Vault-wide exact match (substring/regex over raw note text) isn’t something Engram offers — note content is encrypted at rest, so the backend can’t run lexical scans over plaintext without breaking the encryption guarantee. For literal-text search, fall back to Obsidian’s local Search pane, which runs over your on-disk .md files. The editor’s Ctrl/Cmd+F still works for find-within-an-open-note.

Engram and Obsidian search are complementary: semantic in the cloud, literal on disk. Obsidian’s local Search pane supports full regex, case-sensitivity, and file/path filters against the same vault Engram is syncing.

  • Top bar — search icon — semantic
  • Obsidian command palette — semantic search via the plugin, same backend as the web app
  • Obsidian Search pane — local exact / regex / case-sensitive search over the on-disk vault

For an exact phrase, error code, or specific identifier, drop into Obsidian’s local search.

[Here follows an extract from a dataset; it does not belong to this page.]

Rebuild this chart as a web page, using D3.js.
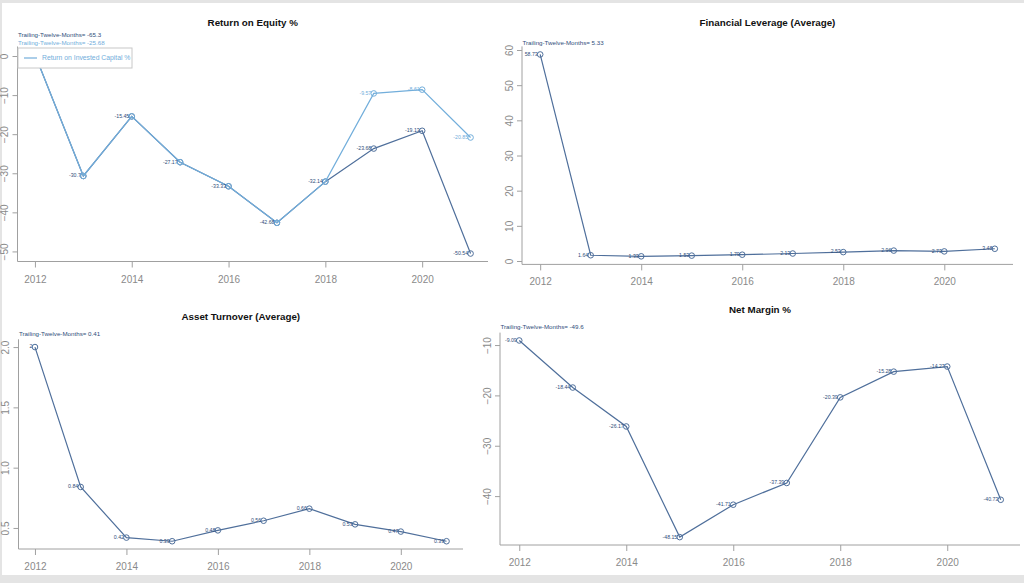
<!DOCTYPE html>
<html>
<head>
<meta charset="utf-8">
<script src="https://cdn.jsdelivr.net/npm/d3@7/dist/d3.min.js"></script>
<style>
  html, body { margin: 0; padding: 0; background: #fff; }
  svg { display: block; font-family: "Liberation Sans", Arial, sans-serif; }
</style>
</head>
<body>
<svg id="chart" width="1024" height="583"></svg>
<script>
// ---------- DATA ----------
const years = [2012, 2013, 2014, 2015, 2016, 2017, 2018, 2019, 2020, 2021];
const xTicks = [2012, 2014, 2016, 2018, 2020];

const roe  = [0.4, -30.7, -15.45, -27.17, -33.33, -42.68, -32.14, -23.68, -19.13, -50.54];
const roic = [0.4, -30.7, -15.45, -27.17, -33.33, -42.68, -32.14, -9.57, -8.61, -20.85];
const roeLabels  = ["", "-30.7", "-15.45", "-27.17", "-33.33", "-42.68", "-32.14", "-23.68", "-19.13", "-50.54"];
const roicLabels = ["", "", "", "", "", "", "", "-9.57", "-8.61", "-20.85"];
const roeTicks = [0, -10, -20, -30, -40, -50];

const leverage = [58.73, 1.64, 1.33, 1.53, 1.79, 2.13, 2.53, 2.96, 2.73, 3.48];
const leverageTicks = [0, 10, 20, 30, 40, 50, 60];

const turnover = [2.0, 0.84, 0.42, 0.39, 0.48, 0.56, 0.66, 0.53, 0.47, 0.39];
const turnoverTicks = [0.5, 1.0, 1.5, 2.0];

const netMargin = [-9.09, -18.44, -26.17, -48.15, -41.71, -37.39, -20.39, -15.28, -14.27, -40.73];
const netMarginTicks = [-10, -20, -30, -40];

const ttm = { roe: "-65.3", roic: "-25.68", leverage: "5.33", turnover: "0.41", netMargin: "-49.6" };

// ---------- STYLE ----------
const DARK = "#4f6f9b";
const DARK_TXT = "#2f4d7a";
const LIGHT = "#72aedb";
const AXIS = "#a0a0a0";
const TICK_TXT = "#8a8a8a";

const svg = d3.select("#chart");

// page frame
svg.append("rect").attr("x", 0).attr("y", 0).attr("width", 1024).attr("height", 583).attr("fill", "#e4e4e4");
svg.append("rect").attr("x", 2).attr("y", 3).attr("width", 1022).attr("height", 572).attr("fill", "#ffffff");

function fmtLabel(v, digits) {
  return v.toFixed(digits).replace(/\.?0+$/, "");
}

function panel(cfg) {
  const g = svg.append("g");
  const [x0, x1] = cfg.xr, [y0, y1] = cfg.yr;
  const xs = d3.scaleLinear().domain([2012 - 0.36, 2021 + 0.36]).range([x0, x1]);
  const all = cfg.series.flatMap(s => s.values);
  const mn = d3.min(all), mx = d3.max(all);
  const pad = (mx - mn) * 0.04;
  const ys = d3.scaleLinear().domain([mn - pad, mx + pad]).range([y1, y0]);

  // L-box
  g.append("path")
    .attr("d", `M${x0},${y0}V${y1}H${x1}`)
    .attr("fill", "none").attr("stroke", AXIS).attr("stroke-width", 1);

  // x axis
  const xa = d3.axisBottom(xs).tickValues(xTicks).tickFormat(d3.format("d")).tickSize(6).tickPadding(8);
  const gx = g.append("g").attr("transform", `translate(0,${y1})`).call(xa);
  gx.select(".domain").remove();
  gx.selectAll("line").attr("stroke", AXIS);
  gx.selectAll("text").attr("fill", TICK_TXT).attr("font-size", 10);

  // y axis
  const ya = d3.axisLeft(ys).tickValues(cfg.yTicks).tickFormat(cfg.yFmt).tickSize(5).tickPadding(0);
  const gy = g.append("g").attr("transform", `translate(${x0},0)`).call(ya);
  gy.select(".domain").remove();
  gy.selectAll("line").attr("stroke", AXIS);
  gy.selectAll("text")
    .attr("fill", TICK_TXT).attr("font-size", 10)
    .attr("x", null).attr("dy", null)
    .attr("text-anchor", "middle")
    .attr("transform", "translate(-12,0) rotate(-90)")
    .attr("dominant-baseline", "middle");

  // title
  g.append("text").attr("x", (x0 + x1) / 2).attr("y", cfg.titleY)
    .attr("text-anchor", "middle").attr("font-weight", "bold").attr("font-size", 9.8)
    .attr("fill", "#111").text(cfg.title);

  // TTM notes
  cfg.ttm.forEach((t, i) => {
    g.append("text").attr("x", x0 + 0.5).attr("y", cfg.ttmY + i * 8)
      .attr("font-size", 6.2).attr("fill", t.color)
      .text("Trailing-Twelve-Months= " + t.text);
  });

  const line = d3.line().x((d, i) => xs(years[i])).y(d => ys(d));

  cfg.series.forEach(s => {
    g.append("path").datum(s.values).attr("d", line)
      .attr("fill", "none").attr("stroke", s.color).attr("stroke-width", 1.2);
    g.selectAll(null).data(s.values).enter().append("circle")
      .attr("cx", (d, i) => xs(years[i])).attr("cy", d => ys(d)).attr("r", 2.8)
      .attr("fill", "none").attr("stroke", s.color).attr("stroke-width", 1);
  });
  cfg.series.forEach(s => {
    g.selectAll(null).data(s.values).enter().append("text")
      .attr("x", (d, i) => xs(years[i]) - 2.5).attr("y", d => ys(d))
      .attr("text-anchor", "end").attr("dominant-baseline", "middle")
      .attr("font-size", 5.2).attr("fill", s.txt)
      .text((d, i) => s.labels ? s.labels[i] : fmtLabel(d, 2));
  });
  return g;
}

// Panel 1: ROE
const g1 = panel({
  xr: [17.5, 488], yr: [46.5, 261.5], titleY: 26, title: "Return on Equity %",
  yTicks: roeTicks, yFmt: d3.format("d"),
  ttmY: 37,
  ttm: [{ text: ttm.roe, color: DARK_TXT }, { text: ttm.roic, color: LIGHT }],
  series: [
    { values: roe, color: DARK, txt: DARK_TXT, labels: roeLabels },
    { values: roic, color: LIGHT, txt: LIGHT, labels: roicLabels }
  ]
});
// legend
g1.append("rect").attr("x", 18).attr("y", 48).attr("width", 114).attr("height", 20)
  .attr("fill", "#fff").attr("stroke", "#c8c8c8").attr("stroke-width", 1);
g1.append("line").attr("x1", 24).attr("x2", 37).attr("y1", 58).attr("y2", 58)
  .attr("stroke", LIGHT).attr("stroke-width", 1.2);
g1.append("text").attr("x", 42).attr("y", 58).attr("dominant-baseline", "middle")
  .attr("font-size", 6.8).attr("fill", LIGHT).text("Return on Invested Capital %");

// Panel 2: Financial Leverage
panel({
  xr: [522, 1013], yr: [46.4, 264.4], titleY: 26, title: "Financial Leverage (Average)",
  yTicks: leverageTicks, yFmt: d3.format("d"),
  ttmY: 45,
  ttm: [{ text: ttm.leverage, color: DARK_TXT }],
  series: [{ values: leverage, color: DARK, txt: DARK_TXT }]
});

// Panel 3: Asset Turnover
panel({
  xr: [18.5, 463], yr: [339.3, 549], titleY: 320, title: "Asset Turnover (Average)",
  yTicks: turnoverTicks, yFmt: d3.format(".1f"),
  ttmY: 336,
  ttm: [{ text: ttm.turnover, color: DARK_TXT }],
  series: [{ values: turnover, color: DARK, txt: DARK_TXT }]
});

// Panel 4: Net Margin
panel({
  xr: [500, 1020], yr: [332.6, 545], titleY: 313, title: "Net Margin %",
  yTicks: netMarginTicks, yFmt: d3.format("d"),
  ttmY: 329,
  ttm: [{ text: ttm.netMargin, color: DARK_TXT }],
  series: [{ values: netMargin, color: DARK, txt: DARK_TXT }]
});
</script>
</body>
</html>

  1. Your query is embedded (the query model is asymmetric to the document model, tuned for retrieval rather than indexing)
  2. Qdrant returns top-K vector matches with binary quantization + rescore
  3. If a reranker is configured (RERANKER_BACKEND=jina + JINA_URL on the backend), candidates are reordered with a 40/60 blend of vector and reranker scores; if not, raw vector ranking is used

The default cloud deployment runs without a reranker today; the Jina adapter is shipped and ready to enable.

Restricting search to a folder is supported through the API — pass a folder=<path> query parameter. A search-box query syntax like folder:work/ is on the roadmap, not yet wired in the UI.

  • Vault is very small (< 20 notes) — fewer embeddings to compare against; results lean noisy until your vault grows
  • Recently imported notes — embedding runs asynchronously via Oban; freshly written notes can take a few seconds to appear in results
  • Highly specific jargon — semantic similarity is best for concepts. For exact identifiers (a function name, an error code), use Obsidian’s local search instead. Hybrid (lexical + vector) is on the roadmap.